The executive order signed did order that the Army Field Manual dictate what was permissible and not permissible, but it also “created a task force to recommend policies on handling terror suspects who are detained in the future” and called for a group to find a place “where those detainees should be housed since Guantanamo is closing.
In other words, the Army Field Manual may be appended and “updated” to include some of the Bush policies Yoo supports because “the task force will study whether other interrogation guidelines — beyond what's spelled out in the Army manual — are necessary for intelligence professionals in dealing with terror suspects.”
While an Obama Administration official anonymously claimed this is not a way for “enhanced interrogation techniques” to be re-introduced, one must presume that any study could reduce or increase the number of guidelines, and if guidelines were increased, exactly what would those guidelines be if not further instructions for carrying out “enhanced interrogation techniques” (or torture)?
Mayer describes that shortly before the signing ceremony Obama met with military officers in the Roosevelt Room. Vice-President Joe Biden and other top Administration officials were present.
“‘Two of the officers had sons serving in Iraq and Afghanistan. One of them, retired Major General Paul Eaton, stressed that, as he put it later that day, "torture is the tool of the lazy, the stupid, and the pseudo-tough. It's also perhaps the greatest recruiting tool that the terrorists have,’” describes Mayer. “The feeling in the room, as retired Rear Admiral John Hutson later put it, "was joy, perhaps, that the country was getting back on track."
Mayer admits that over in Langley, Virginia where CIA headquarters is located, there was “less jubilation.” The prime concern was that the C.I.A. might have to follow the same interrogation rules as the military.
Obama (who Mayer reports is “somewhat sympathetic to the spies' argument that their mission and circumstances are different” than the military’s) will have to consider what he will allow the CIA to do and not do.
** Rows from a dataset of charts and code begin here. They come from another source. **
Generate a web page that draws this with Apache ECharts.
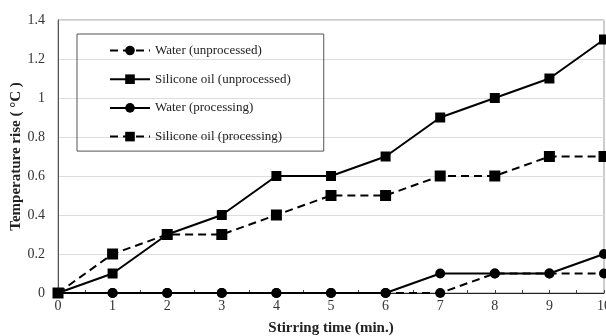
<!DOCTYPE html>
<html><head><meta charset="utf-8">
<script src="https://cdn.jsdelivr.net/npm/echarts@6/dist/echarts.min.js"></script>
<style>html,body{margin:0;padding:0;background:#fff}#c{width:606px;height:336px}</style>
</head><body><div id="c"></div>
<script>
const categories = [0,1,2,3,4,5,6,7,8,9,10];
const waterUnprocessed = [0,0,0,0,0,0,0,0,0.1,0.1,0.1];
const siliconeUnprocessed = [0,0.1,0.3,0.4,0.6,0.6,0.7,0.9,1.0,1.1,1.3];
const waterProcessing = [0,0,0,0,0,0,0,0.1,0.1,0.1,0.2];
const siliconeProcessing = [0,0.2,0.3,0.3,0.4,0.5,0.5,0.6,0.6,0.7,0.7];
const seriesNames = ['Water (unprocessed)','Silicone oil (unprocessed)','Water (processing)','Silicone oil (processing)'];

const font = 'Liberation Serif';
const dash = [8,5];
function mk(name, vals, symbol, size, dashed, z) {
  return {
    name, type:'line', data: categories.map((c,i)=>[c, vals[i]]), symbol, symbolSize:size, z,
    clip:false,
    lineStyle:{color:'#000', width:2, type: dashed ? dash : 'solid'},
    itemStyle:{color:'#000'},
    animation:false
  };
}
const chart = echarts.init(document.getElementById('c'));
chart.setOption({
  animation:false,
  grid:{left:58, right:2, top:20, bottom:43, show:true, borderColor:'#999', borderWidth:1,
        containLabel:false, outerBoundsMode:'none'},
  legend:{
    orient:'vertical', left:77, top:34,
    padding:[10,33,8,32], itemGap:15.7, itemWidth:40, itemHeight:12,
    borderColor:'#555', borderWidth:1,
    textStyle:{fontFamily:font, fontSize:13, color:'#222'},
    data: seriesNames
  },
  xAxis:{
    type:'value', min:0, max:10, interval:1,
    name:'Stirring time (min.)', nameLocation:'middle', nameGap:28, nameMoveOverlap:false,
    nameTextStyle:{fontFamily:font, fontSize:15, fontWeight:'bold', color:'#222'},
    axisLine:{lineStyle:{color:'#222', width:1}},
    axisTick:{show:true, inside:true, length:3, lineStyle:{color:'#444'}},
    minorTick:{show:true, splitNumber:2, length:3, lineStyle:{color:'#444'}},
    axisLabel:{fontFamily:font, fontSize:14, color:'#333', margin:6},
    splitLine:{show:false}
  },
  yAxis:{
    type:'value', min:0, max:1.4, interval:0.2,
    name:'Temperature rise ( °C )', nameLocation:'middle', nameGap:34, nameMoveOverlap:false,
    nameTextStyle:{fontFamily:font, fontSize:15, fontWeight:'bold', color:'#222'},
    axisLine:{show:true, lineStyle:{color:'#555', width:1}},
    axisTick:{show:false},
    axisLabel:{fontFamily:font, fontSize:14, color:'#333', margin:13},
    splitLine:{lineStyle:{color:'#ddd', width:1}}
  },
  series:[
    mk(seriesNames[0], waterUnprocessed, 'circle', 10, true, 2),
    mk(seriesNames[1], siliconeUnprocessed, 'rect', 10, false, 3),
    mk(seriesNames[2], waterProcessing, 'circle', 10, false, 4),
    mk(seriesNames[3], siliconeProcessing, 'rect', 11, true, 2)
  ]
});
</script></body></html>
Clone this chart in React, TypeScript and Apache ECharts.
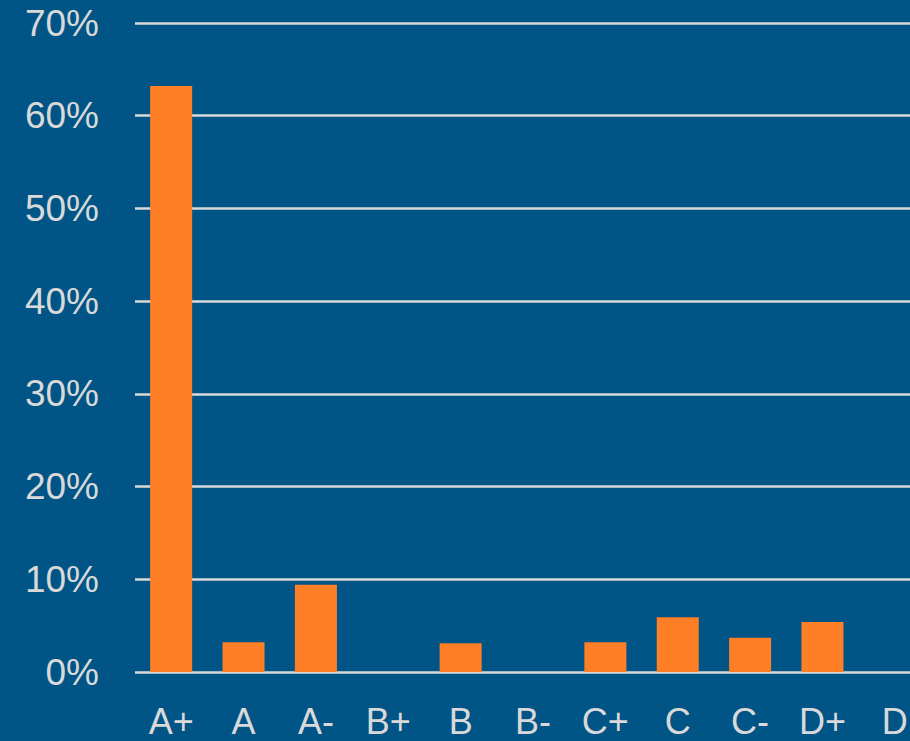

Obama has already chosen to strip the CIA of its right to operate secret prison sites in nations all over the globe.
Perhaps, the best summation of American uneasiness with the shift in policy comes from Yoo’s citation of the following phrase, which appeared in Obama’s inaugural speech.
Yoo explains that Obama’s “high-flying rhetoric” that we can “reject as false the choice between our safety and our ideals” gives “al Qaeda -- a hardened enemy committed to our destruction -- the same rights as garden-variety criminals at the cost of losing critical intelligence about real, future threats.”
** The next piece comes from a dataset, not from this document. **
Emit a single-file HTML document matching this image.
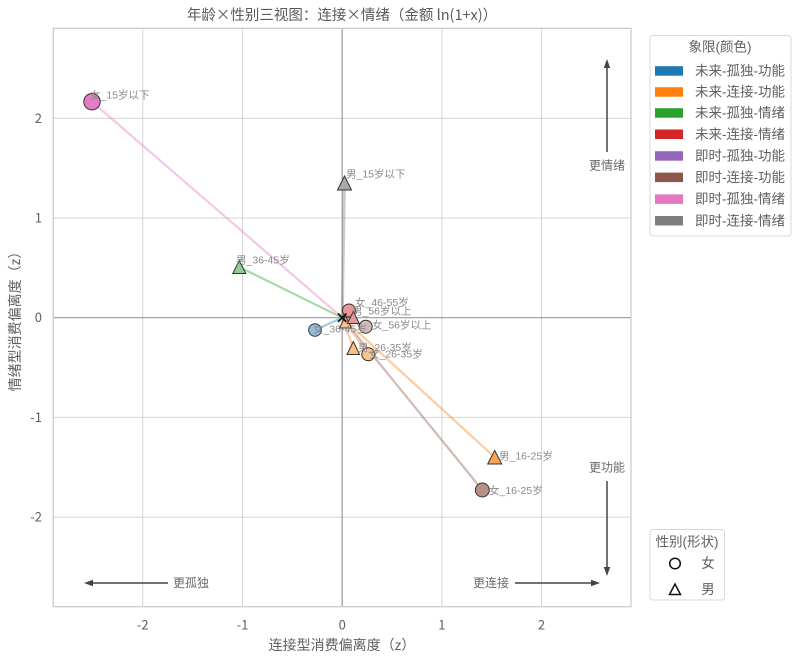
<!DOCTYPE html>
<html><head><meta charset="utf-8"><style>
html,body{margin:0;padding:0;background:#fff;}
svg{display:block;font-family:"Liberation Sans","Noto Sans CJK SC",sans-serif;}
.cjk{font-family:"Noto Sans CJK SC","Liberation Sans",sans-serif;}
</style></head><body>
<svg width="800" height="663" viewBox="0 0 800 663" xmlns="http://www.w3.org/2000/svg">
<rect width="800" height="663" fill="#fff"/>
<!-- grid -->
<g stroke="#d4d4d4" stroke-width="1">
<line x1="142.8" y1="28.3" x2="142.8" y2="606.7"/>
<line x1="242.5" y1="28.3" x2="242.5" y2="606.7"/>
<line x1="441.9" y1="28.3" x2="441.9" y2="606.7"/>
<line x1="541.5" y1="28.3" x2="541.5" y2="606.7"/>
<line x1="53.3" y1="118.3" x2="631" y2="118.3"/>
<line x1="53.3" y1="218" x2="631" y2="218"/>
<line x1="53.3" y1="417.4" x2="631" y2="417.4"/>
<line x1="53.3" y1="517.1" x2="631" y2="517.1"/>
</g>
<g stroke="#9a9a9a" stroke-width="1.2">
<line x1="342.2" y1="28.3" x2="342.2" y2="606.7"/>
<line x1="53.3" y1="317.7" x2="631" y2="317.7"/>
</g>
<rect x="53.3" y="28.3" width="577.7" height="578.4" fill="none" stroke="#cccccc" stroke-width="1.3"/>

<!-- rays -->
<g stroke-width="2.2" stroke-linecap="round" opacity="0.4">
<line x1="342.2" y1="317.7" x2="92" y2="101.7" stroke="#e377c2"/>
<line x1="342.2" y1="317.7" x2="344.5" y2="183" stroke="#7f7f7f" stroke-width="3"/>
<line x1="342.2" y1="317.7" x2="239.3" y2="267" stroke="#2ca02c"/>
<line x1="342.2" y1="317.7" x2="315" y2="330" stroke="#1f77b4"/>
<line x1="342.2" y1="317.7" x2="349" y2="310.5" stroke="#d62728"/>
<line x1="342.2" y1="317.7" x2="353.3" y2="317.5" stroke="#d62728"/>
<line x1="342.2" y1="317.7" x2="345.5" y2="322" stroke="#ff7f0e"/>
<line x1="342.2" y1="317.7" x2="365.7" y2="326.7" stroke="#8c564b"/>
<line x1="342.2" y1="317.7" x2="353.3" y2="348" stroke="#ff7f0e"/>
<line x1="342.2" y1="317.7" x2="368.3" y2="354.3" stroke="#ff7f0e"/>
<line x1="342.2" y1="317.7" x2="494.7" y2="457.3" stroke="#ff7f0e"/>
<line x1="342.2" y1="317.7" x2="482.3" y2="490" stroke="#8c564b"/>
</g>

<!-- markers -->
<g stroke="#333" stroke-width="1">
<circle cx="92" cy="101.7" r="8.2" fill="rgb(228,124,198)"/>
<polygon points="344.5,176 337.5,190 351.5,190" fill="rgb(168,168,168)"/>
<polygon points="239.3,260.5 232.8,273.5 245.8,273.5" fill="rgb(145,206,145)"/>
<circle cx="315" cy="330" r="6.3" fill="rgb(146,189,219)"/>
<polygon points="345.5,316 339.5,328 351.5,328" fill="rgb(252,192,140)"/>
<circle cx="349" cy="310.5" r="6.5" fill="rgb(234,150,150)"/>
<polygon points="353.3,311.5 347.3,323.5 359.3,323.5" fill="rgb(234,150,150)"/>
<circle cx="365.7" cy="326.7" r="6.5" fill="rgb(209,187,183)"/>
<polygon points="353.3,341.5 347,354.5 359.6,354.5" fill="rgb(252,190,135)"/>
<circle cx="368.3" cy="354.3" r="6.5" fill="rgb(252,196,146)"/>
<polygon points="494.7,450.5 487.7,464 501.7,464" fill="rgb(252,166,82)"/>
<circle cx="482.3" cy="490" r="7" fill="rgb(182,143,135)"/>
</g>
<!-- origin X -->
<g stroke="#111" stroke-width="1.8">
<line x1="338" y1="313.5" x2="346.4" y2="321.9"/>
<line x1="346.4" y1="313.5" x2="338" y2="321.9"/>
</g>

<!-- point labels -->
<g font-size="10.5" fill="#8a8a8a">
<text x="90" y="98.5">女_15岁以下</text>
<text x="346" y="177.5">男_15岁以下</text>
<text x="236" y="263.5">男_36-45岁</text>
<text x="313" y="332.5">女_36-45岁</text>
<text x="355" y="306">女_46-55岁</text>
<text x="352" y="314.5">男_56岁以上</text>
<text x="372" y="328.5">女_56岁以上</text>
<text x="358" y="351">男_26-35岁</text>
<text x="369" y="357.5">女_26-35岁</text>
<text x="499" y="459.5">男_16-25岁</text>
<text x="489" y="494">女_16-25岁</text>
</g>

<!-- direction arrows -->
<g stroke="#444" stroke-width="1.5">
<line x1="168" y1="583" x2="92" y2="583"/>
<line x1="515" y1="583" x2="592" y2="583"/>
<line x1="607" y1="152" x2="607" y2="67"/>
<line x1="607" y1="481" x2="607" y2="568"/>
</g>
<g fill="#444">
<polygon points="84,583 93,579.8 93,586.2"/>
<polygon points="600,583 591,579.8 591,586.2"/>
<polygon points="607,59 603.8,68 610.2,68"/>
<polygon points="607,576 603.8,567 610.2,567"/>
</g>
<g font-size="12" fill="#6a6a6a">
<text x="173" y="587">更孤独</text>
<text x="473" y="587">更连接</text>
<text x="607" y="169.5" text-anchor="middle">更情绪</text>
<text x="607" y="471.5" text-anchor="middle">更功能</text>
</g>

<!-- ticks -->
<g font-size="13" fill="#606060" text-anchor="middle" class="cjk">
<text x="142.8" y="629.5">-2</text>
<text x="242.5" y="629.5">-1</text>
<text x="342.2" y="629.5">0</text>
<text x="441.9" y="629.5">1</text>
<text x="541.5" y="629.5">2</text>
</g>
<g font-size="13" fill="#606060" text-anchor="end" class="cjk">
<text x="42" y="122.8">2</text>
<text x="42" y="222.5">1</text>
<text x="42" y="322.2">0</text>
<text x="42" y="421.9">-1</text>
<text x="42" y="521.6">-2</text>
</g>

<!-- axis labels and title -->
<text x="342" y="650" font-size="14" fill="#606060" text-anchor="middle">连接型消费偏离度<tspan class="cjk">（z）</tspan></text>
<text transform="translate(20,318) rotate(-90)" font-size="14" fill="#606060" text-anchor="middle">情绪型消费偏离度<tspan class="cjk">（z）</tspan></text>
<text x="342" y="20" font-size="14.5" fill="#5a5a5a" text-anchor="middle" class="cjk">年龄×性别三视图：连接×情绪（金额 ln(1+x)）</text>

<!-- legend 1 -->
<rect x="650" y="35.5" width="141" height="200.5" rx="3" fill="#fff" stroke="#d8d8d8" stroke-width="1"/>
<text x="720" y="51.5" font-size="13.5" fill="#606060" text-anchor="middle">象限(颜色)</text>
<g>
<rect x="655" y="66.2" width="28" height="9.5" fill="#1f77b4"/>
<rect x="655" y="87.2" width="28" height="9.5" fill="#ff7f0e"/>
<rect x="655" y="108.2" width="28" height="9.5" fill="#2ca02c"/>
<rect x="655" y="129.5" width="28" height="9.5" fill="#d62728"/>
<rect x="655" y="151.2" width="28" height="9.5" fill="#9467bd"/>
<rect x="655" y="172.6" width="28" height="9.5" fill="#8c564b"/>
<rect x="655" y="194.4" width="28" height="9.5" fill="#e377c2"/>
<rect x="655" y="216" width="28" height="9.5" fill="#7f7f7f"/>
</g>
<g font-size="13.5" fill="#606060">
<text x="695" y="75.5">未来-孤独-功能</text>
<text x="695" y="96.5">未来-连接-功能</text>
<text x="695" y="117.5">未来-孤独-情绪</text>
<text x="695" y="138.8">未来-连接-情绪</text>
<text x="695" y="160.5">即时-孤独-功能</text>
<text x="695" y="181.9">即时-连接-功能</text>
<text x="695" y="203.7">即时-孤独-情绪</text>
<text x="695" y="225.3">即时-连接-情绪</text>
</g>

<!-- legend 2 -->
<rect x="650" y="529.5" width="74.5" height="70.5" rx="3" fill="#fff" stroke="#d8d8d8" stroke-width="1"/>
<text x="687" y="546.5" font-size="13.5" fill="#606060" text-anchor="middle">性别(形状)</text>
<circle cx="675" cy="563.5" r="5.3" fill="none" stroke="#111" stroke-width="1.5"/>
<polygon points="675,584 669.5,594.5 680.5,594.5" fill="none" stroke="#111" stroke-width="1.5"/>
<g font-size="13.5" fill="#606060" text-anchor="middle">
<text x="708" y="568.2">女</text>
<text x="708" y="594.2">男</text>
</g>
</svg>
</body></html>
If you believe Obama, who went out of his way to consult military experts before choosing to enact reform, would do this knowing it could put America into a situation where it would face “real” and “future threats”, then what happened in Obama’s first few days signaled America was readying itself to lose the so-called “war on terror.”
But, if you sighed in relief when Obama’s pen touched the parchment (or printed order from Kinkos or Xerox), then you know the “war on terror” doesn’t pass the smell test anymore and in fact, grants Americans the right to brutalize other human beings who may or may not be guilty of a crime---who may or may not pose a “threat” to this nation.